For concomitant obstetric management, it is recommended to avoid spontaneous delivery or caesarean section, as both have been associated with higher risk of increased intrathoracic pressure, which develops from the expulsive force generated by hyperventilation, coughing and valsalva manoeuvres during delivery and from positive pressure ventilation during caesarean section [7]. Also, nitrous oxide for intrapartum pain relief can compromise patient safety and is contraindicated, as it can cause and exacerbate a tension pneumothorax [13]. From previous data, the optimal mode of delivery will usually be that of elective assisted delivery (forceps or ventouse extraction) at or near term, with regional (epidural) anaesthesia [11]. Instrumental deliveries shorten the second stage of labour and thus reduce maternal expulsive efforts [8]. Similarly, if a caesarean section is unavoidable, then a spinal anaesthetic would be preferable to a general one, as it avoids the increased risk of pneumothorax resulting from positive-pressure ventilation, the use of nitrous oxide and adversities of extubation associated with general anaesthesia [3]. Based on the previous literature, there is no indication for caesarean section specifically related to spontaneous pneumothorax. The mode and time of delivery should only be based on obstetric parameters. So in this case we selected caesarean section as the mode of delivery because of patients’ small pelvis.

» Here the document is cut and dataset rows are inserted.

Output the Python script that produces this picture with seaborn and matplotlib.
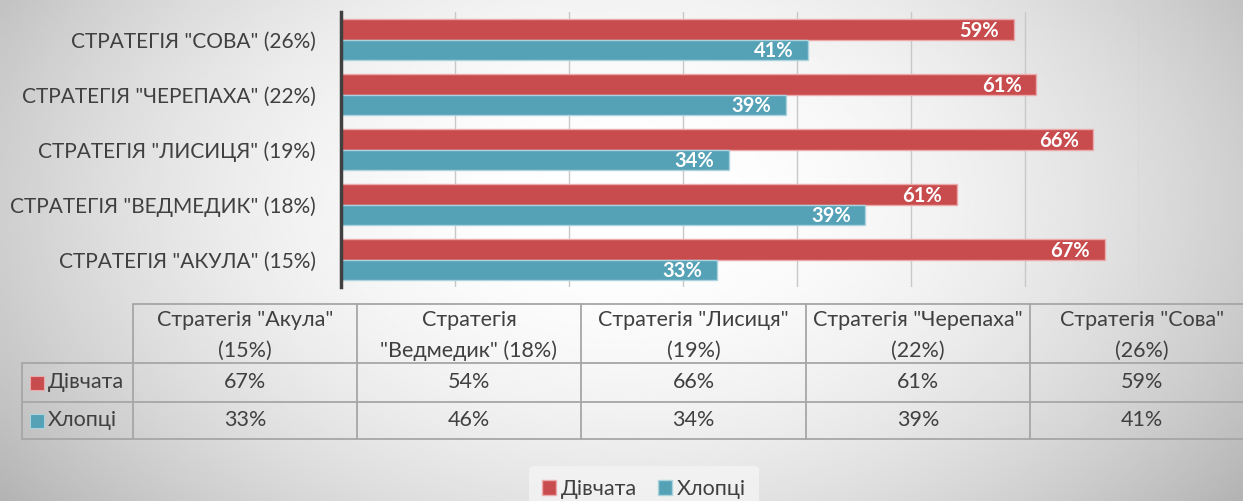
import numpy as np
import pandas as pd
import seaborn as sns
import matplotlib
matplotlib.use("Agg", force=True)
import matplotlib.pyplot as plt
from matplotlib.patches import Patch

# data, in table order (left to right)
strategies = ["Акула", "Ведмедик", "Лисиця", "Черепаха", "Сова"]
strategy_share = [15, 18, 19, 22, 26]
girls = [67, 54, 66, 61, 59]
boys = [33, 46, 34, 39, 41]
# data labels as they are printed on the bars
girls_labels = ["67%", "61%", "66%", "61%", "59%"]
boys_labels = ["33%", "39%", "34%", "39%", "41%"]
series = ["Дівчата", "Хлопці"]

RED = "#C84C4E"
TEAL = "#55A1B6"
RED_EDGE = "#EBA9AA"
TEAL_EDGE = "#ABD3DE"
TXT = "#404040"
GRID = "#A6A6A6"
FS = 15.5

sns.set_theme(style="white")
plt.rcParams["font.family"] = ["Lato", "DejaVu Sans"]

axis_labels = [f'СТРАТЕГІЯ "{s.upper()}" ({p}%)' for s, p in zip(strategies, strategy_share)]
df = pd.DataFrame({
    "strategy": axis_labels * 2,
    "group": [series[0]] * 5 + [series[1]] * 5,
    "share": girls + boys,
})
order = axis_labels[::-1]

W, H = 1243, 501
fig = plt.figure(figsize=(W / 100, H / 100), dpi=100)

# background gradient
bg = fig.add_axes([0, 0, 1, 1], zorder=-2)
xx, yy = np.meshgrid(np.linspace(0, 1, 400), np.linspace(0, 1, 200))
d2 = ((xx - 0.5) / 0.5) ** 2 + ((yy - 0.4) / 0.8) ** 2
grad = np.clip(1 - 0.19 * d2, 0, 1)
bg.imshow(grad, cmap="gray", vmin=0, vmax=1, aspect="auto", extent=[0, 1, 1, 0])
bg.axis("off")

ax = fig.add_axes([341 / W, 1 - 287 / H, 798 / W, 275 / H])
ax.patch.set_alpha(0)
sns.barplot(data=df, y="strategy", x="share", hue="group", order=order,
            hue_order=series, palette=[RED, TEAL], saturation=1, width=0.75, gap=0,
            orient="h", legend=False, ax=ax, linewidth=1)
for cont, ec in zip(ax.containers, [RED_EDGE, TEAL_EDGE]):
    for bar in cont:
        bar.set_edgecolor(ec)

for cont, labels in zip(ax.containers, [girls_labels[::-1], boys_labels[::-1]]):
    for bar, txt in zip(cont, labels):
        ax.annotate(txt, (bar.get_width(), bar.get_y() + bar.get_height() / 2),
                    xytext=(-10.5, -1), textcoords="offset points", ha="right",
                    va="center", color="white", fontsize=14.5, fontweight="bold")

ax.set_xlim(0, 70)
ax.set_xticks(range(10, 71, 10))
ax.set_xticklabels([])
ax.xaxis.grid(True, color="#C8C8C8", linewidth=1)
ax.set_axisbelow(True)
ax.set_xlabel("")
ax.set_ylabel("")
for s in ["top", "right", "bottom"]:
    ax.spines[s].set_visible(False)
ax.spines["left"].set_color(TXT)
ax.spines["left"].set_linewidth(2.5)
ax.tick_params(axis="y", length=0, pad=18, labelsize=15, labelcolor=TXT)
ax.tick_params(axis="x", length=0)

# data table under the chart
ov = fig.add_axes([0, 0, 1, 1], zorder=3)
ov.set_xlim(0, W)
ov.set_ylim(H, 0)
ov.axis("off")
ov.patch.set_alpha(0)

col_edges = [133, 357, 581, 806, 1030, 1254]
row_edges = [304, 363, 402, 439]
lw = 1.3
ov.plot([col_edges[0], W], [row_edges[0]] * 2, color=GRID, lw=lw)
for y in row_edges[1:]:
    ov.plot([22, W], [y, y], color=GRID, lw=lw)
ov.plot([22, 22], [row_edges[1], row_edges[3]], color=GRID, lw=lw)
for x in col_edges[:-1]:
    ov.plot([x, x], [row_edges[0], row_edges[3]], color=GRID, lw=lw)

centers = [(a + b) / 2 for a, b in zip(col_edges[:-1], col_edges[1:])]
headers = [f'Стратегія "{s}"\n({p}%)' for s, p in zip(strategies, strategy_share)]
headers[1] = f'Стратегія\n"{strategies[1]}" ({strategy_share[1]}%)'
for cx, h in zip(centers, headers):
    ov.text(cx, (row_edges[0] + row_edges[1]) / 2 + 2, h, ha="center", va="center",
            fontsize=FS, color=TXT, linespacing=1.65)
row_y = [(row_edges[1] + row_edges[2]) / 2, (row_edges[2] + row_edges[3]) / 2]
for ry, vals in zip(row_y, [girls, boys]):
    for cx, v in zip(centers, vals):
        ov.text(cx, ry, f"{v}%", ha="center", va="center", fontsize=FS, color=TXT)
for ry, name, c, ec in zip(row_y, series, [RED, TEAL], [RED_EDGE, TEAL_EDGE]):
    ov.scatter([37], [ry], marker="s", s=95, color=c, edgecolors=ec, linewidths=0.8)
    ov.text(48, ry, name, ha="left", va="center", fontsize=FS, color=TXT)

handles = [Patch(facecolor=RED, edgecolor=RED_EDGE, label=series[0]),
           Patch(facecolor=TEAL, edgecolor=TEAL_EDGE, label=series[1])]
leg = fig.legend(handles=handles, loc="center", bbox_to_anchor=(644 / W, 1 - 489 / H),
                 ncol=2, frameon=True, fontsize=FS, handlelength=0.65, handleheight=0.65,
                 handletextpad=0.2, columnspacing=1.0, borderpad=0.6)
leg.get_frame().set_facecolor("#F4F4F4")
leg.get_frame().set_edgecolor("none")
for t in leg.get_texts():
    t.set_color(TXT)

fig.savefig("out.png", dpi=100)
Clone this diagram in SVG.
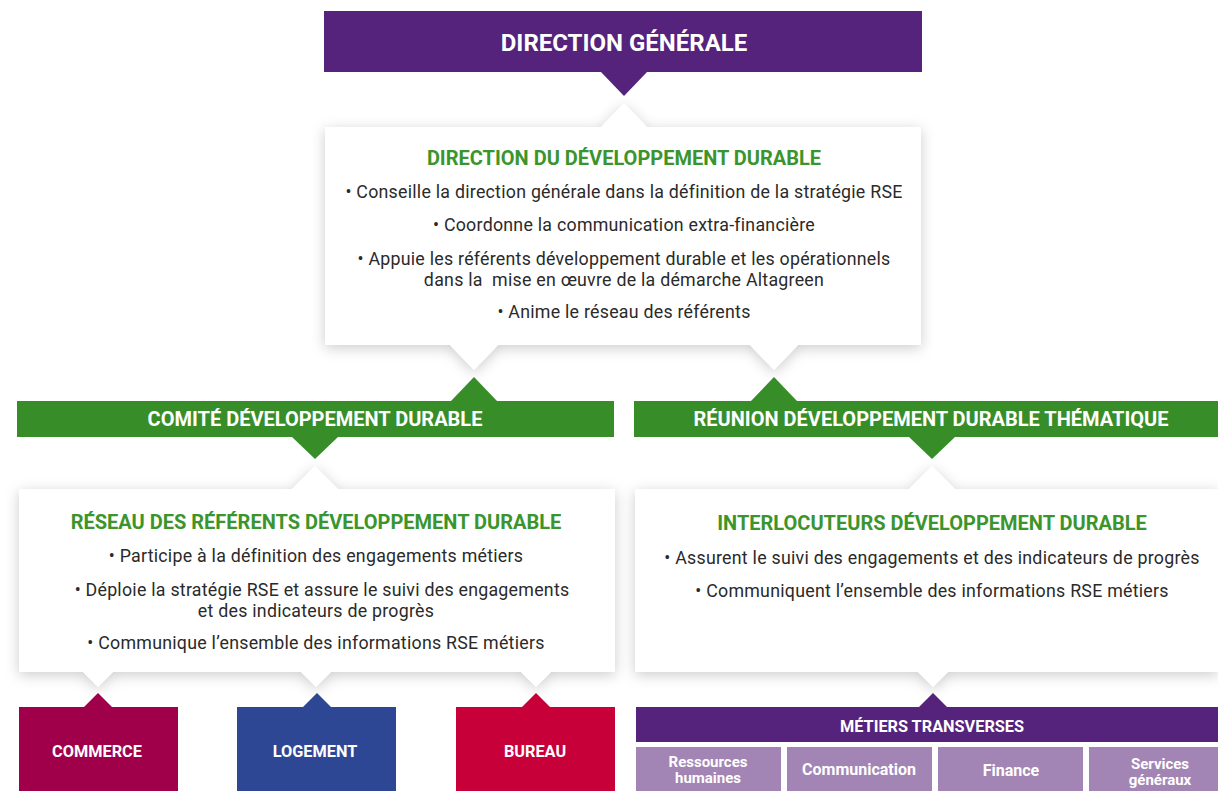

In terms of differential diagnosis for young women with pneumothorax, secondary causes such as pulmonary LAM and TB should be kept in mind. CT of the chest shows multiple round cysts at almost all fields of the bilateral lung for cases with LAM [6]. As for TB, radiological findings most commonly show cavitary lesions, however, among other lesions, consolidation (40%) and pulmonary infiltration (36%) were the most frequent [14]. As for diagnosis, biopsy of the cyst should be done if LAM is suspected and bacteriologic studies, including sputum smear for acid-fast bacilli can be done for TB [6,14]. Our patients’ CT did not reveal any parenchymal disease.

In conclusion, pneumothorax should be considered in pregnant patients particularly those with previous history and typical symptoms. Prompt radiographic confirmation is needed to prevent potential complications of maternal respiratory compromise, foetal hypoxia and preterm labour. Management of spontaneous pneumothorax in pregnancy is similar to that in general population. The best approach for delivery should be elective-assisted delivery at or near term. Caesarean section is not absolutely indicated and should be performed for obstetric reason only.

Disclosure statement

No potential conflict of interest was reported by the authors.